Think of sloshy bodies, Ferguson said, H-two-O in any one of its various states, and Howard answered: John Ford versus Larry Rivers, Claude Rains versus Muddy Waters. After several moments of concentrated thought, Ferguson matched those two with two of his own: Bennett Cerf versus Toots Shor, Veronica Lake versus Dick Diver.
Do fictional characters count? Howard asked.
Why not? As long as we know who they are, they’re just as real as real people. Anyway, since when did Harry Lime stop being a fictional character?
Whoops, I forgot about old Harry. In that case, let me offer you C. P. Snow versus Uriah Heep.
Or two other English gentlemen: Christopher Wren versus Christopher Robin.
Smashing. Now think of kings and queens, Howard said, and after a long pause Ferguson answered: William of Orange versus Robert Peel. Almost at once, Howard came back with: Vlad the Impaler versus Charles the Fat.
Think of Americans, Ferguson said, and over the next hour and a half they produced:
Cotton Mather versus Boss Tweed.
Nathan Hale versus Oliver Hardy.
Stan Laurel versus Judy Garland.
W. C. Fields versus Audrey Meadows.
Loretta Young versus Victor Mature.
Wallace Beery versus Rex Stout.
Hal Roach versus Bugs Moran.
Charles Beard versus Sonny Tufts.
Myles Standish versus Sitting Bull.
On it went, and on they went with it, but when they finally returned to their room after dinner and sat down to make a list of the pairings, more than half of what they had come up with had already flown out of their heads.
We’ll have to keep better records, Howard said. If nothing else, we’ve learned that brainstorms grow from highly flammable materials, and unless we walk around with a pen or a pencil at all times, we’re bound to forget most of what we’ve done.
For every one we forget, Ferguson said, we’ll always be able to invent another.

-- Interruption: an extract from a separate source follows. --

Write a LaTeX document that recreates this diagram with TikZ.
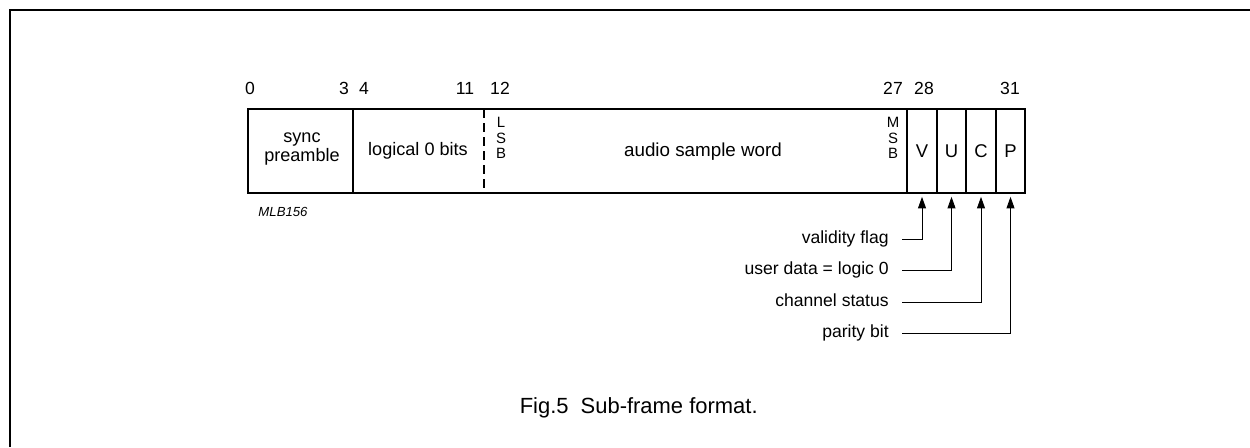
\documentclass[tikz,border=0pt]{standalone}
\usepackage{fontspec}
\setmainfont{Liberation Sans}
\usetikzlibrary{arrows.meta}

\begin{document}
\begin{tikzpicture}[x=0.02cm,y=-0.02cm,
  txt/.style={font=\fontsize{10.3}{10.3}\selectfont,inner sep=0pt},
  bitno/.style={font=\fontsize{10}{12}\selectfont,inner sep=0pt},
  stack/.style={font=\fontsize{8.5}{9}\selectfont,align=center,inner sep=0pt},
  cell/.style={minimum width=0.58cm,minimum height=1.68cm,inner sep=0pt,font=\fontsize{10.5}{12}\selectfont},
  flag/.style={font=\fontsize{10}{12}\selectfont,inner xsep=0.26cm,inner ysep=0pt,text height=0.7em,text depth=0.2em,anchor=east},
  pointer/.style={line width=0.5pt,-{Triangle[length=6.5pt,width=4.5pt]},shorten >=2pt}]

\useasboundingbox (0,0) rectangle (1250,447);

% border
\draw[line width=1.1pt] (10,447) -- (10,10) -- (1250,10);

% the 32 bit slots
\draw[line width=0.7pt] (248,109) rectangle (1025,193);
\draw[line width=0.7pt] (353,109) -- (353,193);
\draw[line width=0.7pt,dash pattern=on 5pt off 3pt] (484,109) -- (484,193);
\draw[line width=0.7pt] (907,109) -- (907,193);
\draw[line width=0.7pt] (937,109) -- (937,193);
\draw[line width=0.7pt] (966,109) -- (966,193);
\draw[line width=0.7pt] (996,109) -- (996,193);

% bit numbers
\node[bitno] (b0) at (250,88) {0};
\node[bitno] (b3) at (344,88) {3};
\node[bitno] (b4) at (364,88) {4};
\node[bitno] (b11) at (465,88) {11};
\node[bitno] (b12) at (500,88) {12};
\node[bitno] (b27) at (893,88) {27};
\node[bitno] (b28) at (924,88) {28};
\node[bitno] (b31) at (1010,88) {31};

% fields
\node[txt,align=center,font=\fontsize{10.3}{10.5}\selectfont] (sync) at (302,149) {sync\\preamble};
\node[txt] (zeros) at (418,151) {logical 0 bits};
\node[stack] (lsb) at (501,138) {L\\S\\B};
\node[txt,font=\fontsize{10.7}{12}\selectfont] (audio) at (703,152) {audio sample word};
\node[stack] (msb) at (893,138) {M\\S\\B};
\node[cell] (v) at (922,151) {V};
\node[cell] (u) at (951.5,151) {U};
\node[cell] (c) at (981,151) {C};
\node[cell] (p) at (1010.5,151) {P};

\node[font=\itshape\fontsize{7.5}{9}\selectfont,inner sep=0pt] (code) at (283,212) {MLB156};

% flag pointers
\node[flag] (vtxt) at (902,239) {validity flag};
\node[flag] (utxt) at (902,270) {user data = logic 0};
\node[flag] (ctxt) at (902,302) {channel status};
\node[flag] (ptxt) at (902,333) {parity bit};
\draw[pointer] (vtxt.east) -| (v.south);
\draw[pointer] (utxt.east) -| (u.south);
\draw[pointer] (ctxt.east) -| (c.south);
\draw[pointer] (ptxt.east) -| (p.south);

\node[font=\fontsize{12.5}{14}\selectfont,inner sep=0pt,anchor=base east] (caption) at (758,413) {Fig.5\hspace{0.55em}Sub-frame format.};

\end{tikzpicture}
\end{document}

Think crustacean, for example, cast out your net for a litt
le while, and suddenly you have Buster Crabbe versus Jean Shrimpton.
Nice.
Or sounds. A sweet peep in the forest, a loud roar in the jungle, and there you are with Lionel Trilling versus Saul Bellow.
Or crime fighters with secretaries and girlfriends whose names go with addresses.
You’ve lost me.
Think Perry Mason and Superman, and what you get is Della Street versus Lois Lane.
Good. Awfully good. But then take a stroll on the beach, and before you know it you’re looking at George Sand … versus Lorna Doone.
That’s going to be a fun one to draw. An hourglass playing tennis with a cookie.
Yes, but what about Veronica Lake versus Dick Diver? Think of the possibilities.
Delicious. It’s so sexy, it’s almost obscene.
* * *
NAGLE WAS HIS faculty adviser. Nagle was the professor who taught him Classical Literature in Translation, the course that was doing more for the growth of Ferguson’s mind than any other course he was taking. And almost surely Nagle was the person who had argued most strenuously on his behalf for the scholarship, and even though Nagle never would have talked about what he had done, Ferguson sensed that Nagle had hopes for him and was taking a special interest in his progress, and that was crucial to Ferguson’s inner equilibrium in that time of transition and potential disarray, for Nagle’s hopes were the difference between feeling estranged and feeling he might have belonged there, and when he handed in his first paper of the term, five pages on the reunion scene between Odysseus and Telemachus in the sixteenth book of The Odyssey, Nagle returned it to him with a cryptic note scrawled at the bottom of the last page, Not bad, Ferguson—keep it up, which Ferguson understood to be the laconic professor’s way of telling him he had done a good job, a less than superlative job, perhaps, but a good job for all that.